Senator Patrick Leahy of Vermont said of the latest US GCF contribution, “The human causes of climate change, which 11 national academies of science and the vast majority of the world’s scientists have recognized, pose as grave a threat to world peace and security as anything in human history.  These funds will help countries mitigate their climate change impacts and adapt to the devastating droughts, floods, and other weather extremes we are already experiencing.  In helping to advance this global effort, it will serve our own national security interests. “

The faith community has identified climate finance as a moral imperative.

People of faith are increasingly vocal in expressing their alarm over the reality that climate change disproportionately affects the poorest and risks reversing the development gains made in poor countries over the last half-century. They are concerned that climate change will put an unjust burden on future generations and many are calling for major climate actions, including climate finance. The Evangelical Environmental Network and other faith organizations have specifically advocated for the United States to lead on contributing to the Green Climate Fund as part of taking responsibility for its role as a major carbon emitter and acting as a responsible leader of the international community.

Faith groups also came out in strong support of the most recent US contribution to the GCF.

Climate finance is a proactive, cost-efficient way to prepare for future challenges.

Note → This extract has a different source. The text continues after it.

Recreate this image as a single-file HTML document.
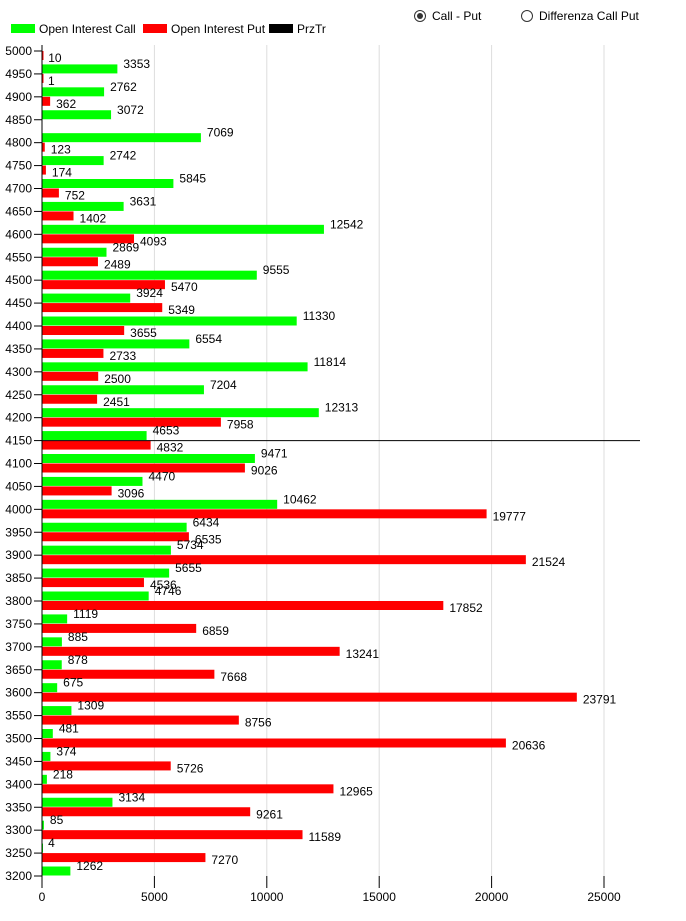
<!DOCTYPE html>
<html><head><meta charset="utf-8"><style>
body{margin:0;background:#fff;font-family:"Liberation Sans",sans-serif;}
svg text{font-family:"Liberation Sans",sans-serif;font-size:12px;fill:#000;}
</style></head><body>
<svg id="chart" width="686" height="916" xmlns="http://www.w3.org/2000/svg">
<g>
<circle cx="420" cy="16" r="5.5" fill="#fff" stroke="#333"/><circle cx="420" cy="16" r="3" fill="#333"/>
<text x="432" y="20">Call - Put</text></g>
<g>
<circle cx="527" cy="16" r="5.5" fill="#fff" stroke="#333"/>
<text x="539" y="20">Differenza Call Put</text></g>
<g>
<rect x="11" y="24" width="24" height="9" fill="#00ff00"/><text x="39" y="33" font-size="11">Open Interest Call</text>
<rect x="143" y="24" width="24" height="9" fill="#ff0000"/><text x="171" y="33" font-size="11">Open Interest Put</text>
<rect x="269" y="24" width="24" height="9" fill="#000"/><text x="297" y="33" font-size="11">PrzTr</text>
</g>
<g id="plot"></g>
</svg>
<script>
const strikes=[5000,4950,4900,4850,4800,4750,4700,4650,4600,4550,4500,4450,4400,4350,4300,4250,4200,4150,4100,4050,4000,3950,3900,3850,3800,3750,3700,3650,3600,3550,3500,3450,3400,3350,3300,3250,3200];
const callOI=[null,3353,2762,3072,7069,2742,5845,3631,12542,2869,9555,3924,11330,6554,11814,7204,12313,4653,9471,4470,10462,6434,5734,5655,4746,1119,885,878,675,1309,481,374,218,3134,85,4,1262];
const putOI=[10,1,362,null,123,174,752,1402,4093,2489,5470,5349,3655,2733,2500,2451,7958,4832,9026,3096,19777,6535,21524,4536,17852,6859,13241,7668,23791,8756,20636,5726,12965,9261,11589,7270,null];
const xTicks=[0,5000,10000,15000,20000,25000];
const przTr=4150;
const NS="http://www.w3.org/2000/svg";
const g=document.getElementById('plot');
const x0=42,pxPer=112.4/5000,yTop=51,step=(876-51)/36;
const X=v=>x0+v*pxPer;
const Y=s=>yTop+strikes.indexOf(s)*step;
function mk(t,a){const e=document.createElementNS(NS,t);for(const k in a)e.setAttribute(k,a[k]);g.appendChild(e);return e;}
xTicks.forEach(t=>{
 if(t>0){const l=mk('line',{x1:X(t),x2:X(t),y1:45,y2:876,stroke:'#ddd'});
 
 }
 const tk=mk('line',{x1:X(t),x2:X(t),y1:876,y2:888,stroke:'#000'});
 
 
 const tx=mk('text',{x:X(t),y:901,'text-anchor':'middle'});tx.textContent=t;
 
 
});
strikes.forEach((s,i)=>{
 const y=Y(s);
 const tk=mk('line',{x1:34,x2:42,y1:y,y2:y,stroke:'#000'});
 
 
 const lb=mk('text',{x:32,y:y+4,'text-anchor':'end'});lb.textContent=s;
 
 
 const c=callOI[i],p=putOI[i];
 if(c!==null){
  const r=mk('rect',{x:X(0),y:y-9.5,width:Math.max(1,X(c)-X(0)),height:9,fill:'#00ff00'});
  
  
  const t=mk('text',{x:X(c)+6,y:y-6});t.textContent=c;
  
  
 }
 if(p!==null){
  const r=mk('rect',{x:X(0),y:y,width:Math.max(1.5,X(p)-X(0)),height:9,fill:'#ff0000'});
  
  
  const t=mk('text',{x:X(p)+6,y:y+11});t.textContent=p;
  
  
 }
});
const ax=mk('line',{x1:42,x2:42,y1:45,y2:876,stroke:'#000'});


const pl=mk('line',{x1:42,x2:640,y1:Y(przTr),y2:Y(przTr),stroke:'#000'});


</script>
</body></html>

The countries that invested in the Green Climate Fund realized that evidence points to the merits of preventative spending. For instance, the United Kingdom’s former Secretary of State for Energy and Climate Change, Ed Davey, vocally supported the UK’s pledge to the GCF as both necessary and smart, calling it a ‘proud’ moment for Britain. At the Berlin pledging conference for the GCF, Sweden’s Minister for International Development Cooperation stated her government’s position that the GCF would “deliver security, for the world, for investors and businesses, for developing nations and future generations…contributing money to the Green Climate Fund is nothing less than investing in a more secure world for our children and grandchildren.” Sweden reinforced this statement by pledging $550 million to the fund (4.5 times as much as would be mathematically expected). Like these leaders, past and current leadership in the United States has also acknowledged the economic logic, security rationale and moral imperative for upholding climate finance as a critical mechanism for preventing and counteracting the worst impacts of climate change.

Of the most recent US contribution to the GCF, Senator Jeff Merkley of Oregon said, “Climate change is a global problem, and the United States must pursue global solutions. The Green Climate Fund is exactly the kind of international partnership we need to tackle this major challenge.”